Heat generation is a significant parameter for photothermal efficiency. In this study, ICG was chosen as a fluorescent and photothermal agent because it has many advantages. It has low toxicity, is clinically available and highly absorbs light from 650 to 950 nm, which is a relatively transparent window for biological tissues (Yuan et al. 2004; Avci et al. 2013). This is known as the therapeutic window that allows high photothermal efficiency without harming normal tissues (Sordillo et al. 2014). Deep red NIR lasers from 650 to 950 nm penetrate tissues 2–3 mm in depth compared with 0.5–1.0 and 1.0–2.0 mm for 545 to 600 nm and 600 to 650 nm, respectively (Avci et al. 2013). As shown in Fig. 6a and b, our PTX/ICG/HAase/HSA-NPs strongly absorbed 808 nm-light, and this absorption converts photoenergy into thermal energy, damaging surrounding cells via heat. Especially, the incorporation of HAase or PTX seemed not to negatively affect the photothermal efficiency.

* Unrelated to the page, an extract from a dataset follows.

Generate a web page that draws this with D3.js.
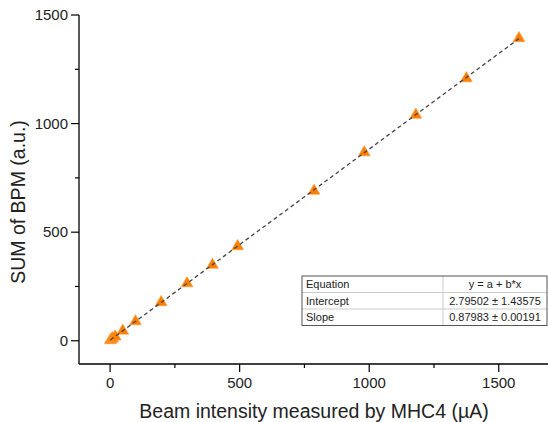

This burst release can often be regarded as a negative response that is detrimental to maintaining long-term controlled release. In contrast, it can also be applied to the planned and concentrated release of PTX in terms of controllable drug initiation by laser irradiation/heat induction (Huang 2001), which was considered more beneficial to our anticancer targeting system. Moreover, the incorporation of ICG and HAase did not affect their cell cytotoxicity irrespective of the amount of HAase. In this study, the hyperthermal degree was determined to be severe (> 50 °C) and mild (41–42 °C), and these conditions have different degrees of killed cancer cells depending upon laser irradiation time. Mild hyperthermia can be used for dilating endothelial vessel around tumors to increase the delivery of anticancer nanoparticles (Kang et al. 2020). Likewise, temperature-controlled hyperthermia can be utilized for different anticancer therapy purposes. To this end, our PTX/ICG/HAase/HSA-NPs were considered to be adequate for mild hyperthermal and chemotherapeutic properties on the basis of continuous drug release of PTX and ICG.

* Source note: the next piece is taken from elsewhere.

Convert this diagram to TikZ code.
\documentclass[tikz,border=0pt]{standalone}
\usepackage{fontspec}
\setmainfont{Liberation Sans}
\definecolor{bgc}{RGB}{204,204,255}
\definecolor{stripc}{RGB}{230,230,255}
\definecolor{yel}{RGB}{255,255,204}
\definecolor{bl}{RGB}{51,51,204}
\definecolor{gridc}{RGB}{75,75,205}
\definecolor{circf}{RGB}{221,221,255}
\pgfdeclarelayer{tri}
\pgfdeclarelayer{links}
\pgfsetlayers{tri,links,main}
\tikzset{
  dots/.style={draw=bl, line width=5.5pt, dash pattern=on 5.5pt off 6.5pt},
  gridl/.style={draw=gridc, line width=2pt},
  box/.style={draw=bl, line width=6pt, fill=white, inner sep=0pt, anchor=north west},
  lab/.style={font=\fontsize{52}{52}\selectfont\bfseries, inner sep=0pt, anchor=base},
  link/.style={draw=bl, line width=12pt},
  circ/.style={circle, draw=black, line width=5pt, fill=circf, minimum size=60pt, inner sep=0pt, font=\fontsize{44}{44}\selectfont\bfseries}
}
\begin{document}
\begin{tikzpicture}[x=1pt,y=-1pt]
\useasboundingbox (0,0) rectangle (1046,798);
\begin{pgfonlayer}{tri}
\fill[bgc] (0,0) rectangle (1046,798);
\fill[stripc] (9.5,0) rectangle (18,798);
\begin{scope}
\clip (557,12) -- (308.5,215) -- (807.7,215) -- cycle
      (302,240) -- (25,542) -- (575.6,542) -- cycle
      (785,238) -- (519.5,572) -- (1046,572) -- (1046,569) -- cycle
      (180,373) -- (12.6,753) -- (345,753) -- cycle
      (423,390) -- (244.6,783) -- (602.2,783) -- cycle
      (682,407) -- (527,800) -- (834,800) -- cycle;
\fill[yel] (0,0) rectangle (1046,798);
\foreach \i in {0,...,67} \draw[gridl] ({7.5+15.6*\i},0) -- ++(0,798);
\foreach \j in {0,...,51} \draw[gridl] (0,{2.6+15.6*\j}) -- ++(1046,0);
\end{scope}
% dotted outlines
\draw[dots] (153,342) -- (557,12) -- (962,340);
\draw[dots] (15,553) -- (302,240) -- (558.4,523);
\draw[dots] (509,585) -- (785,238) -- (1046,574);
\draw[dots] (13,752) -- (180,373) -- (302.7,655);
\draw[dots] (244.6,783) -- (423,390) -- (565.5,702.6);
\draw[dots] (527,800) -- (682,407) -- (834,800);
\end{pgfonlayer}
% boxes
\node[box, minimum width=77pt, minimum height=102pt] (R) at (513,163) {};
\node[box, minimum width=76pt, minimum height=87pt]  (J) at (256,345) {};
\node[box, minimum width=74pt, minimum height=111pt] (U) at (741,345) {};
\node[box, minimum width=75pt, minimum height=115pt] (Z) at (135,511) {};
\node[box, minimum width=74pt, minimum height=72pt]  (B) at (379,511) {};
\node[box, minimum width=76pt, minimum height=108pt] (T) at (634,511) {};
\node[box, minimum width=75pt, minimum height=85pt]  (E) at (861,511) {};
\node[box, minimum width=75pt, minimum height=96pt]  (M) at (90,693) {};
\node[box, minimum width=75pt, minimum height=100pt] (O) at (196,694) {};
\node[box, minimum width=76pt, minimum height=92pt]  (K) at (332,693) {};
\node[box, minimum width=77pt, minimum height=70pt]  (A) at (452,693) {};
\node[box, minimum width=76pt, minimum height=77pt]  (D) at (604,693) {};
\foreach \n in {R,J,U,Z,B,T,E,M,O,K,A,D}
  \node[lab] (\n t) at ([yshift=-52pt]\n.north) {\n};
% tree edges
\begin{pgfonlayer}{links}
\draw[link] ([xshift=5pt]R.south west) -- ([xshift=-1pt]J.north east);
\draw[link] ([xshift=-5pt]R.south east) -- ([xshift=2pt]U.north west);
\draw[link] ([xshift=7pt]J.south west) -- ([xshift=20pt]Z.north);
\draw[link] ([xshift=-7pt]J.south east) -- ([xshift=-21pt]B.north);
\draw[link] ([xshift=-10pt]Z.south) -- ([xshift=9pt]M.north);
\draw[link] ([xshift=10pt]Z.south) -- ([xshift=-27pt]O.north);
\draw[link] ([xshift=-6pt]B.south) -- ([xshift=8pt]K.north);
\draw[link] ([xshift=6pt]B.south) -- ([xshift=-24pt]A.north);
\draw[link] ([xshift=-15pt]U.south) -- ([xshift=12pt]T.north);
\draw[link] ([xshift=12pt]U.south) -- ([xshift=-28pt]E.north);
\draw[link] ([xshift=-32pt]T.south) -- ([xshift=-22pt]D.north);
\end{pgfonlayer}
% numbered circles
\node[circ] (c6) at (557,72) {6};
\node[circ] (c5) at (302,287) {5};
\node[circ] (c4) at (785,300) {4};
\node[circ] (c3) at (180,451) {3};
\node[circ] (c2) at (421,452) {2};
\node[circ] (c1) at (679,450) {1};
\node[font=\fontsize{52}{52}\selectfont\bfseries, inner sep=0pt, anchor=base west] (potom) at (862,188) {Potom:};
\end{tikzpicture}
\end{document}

In conclusion, we developed a prototype of albumin nanoparticles that has potential therapeutic uses for chemotherapeutic efficacy, hyperthermal effect, and ECM-destroying activity. To this end, our Nab™ technology-based albumin nanoparticles contained paclitaxel, indocyanine green and hyaluronidase, respectively. PTX/ICG/HAase/HSA-NPs were ~ 110 nm in size, showed good colloidal stability, and provided a remarkable hyperthermal response to 808 nm NIR light that generated a sufficient heat and temperature increase (> 50 °C). Based on the cytotoxic effect observed in AsPC-1 cells and spheroids, our results suggested that PTX/ICG/HAase/HSA-NPs would be used as tumor ablating agents in combined antitumor therapeutic functions. Further, we expect that the anticancer effect of PTX/ICG/HAase-HSA-NPs will be more obvious when applied to an ECM-based xenograft tumor model in our future studies.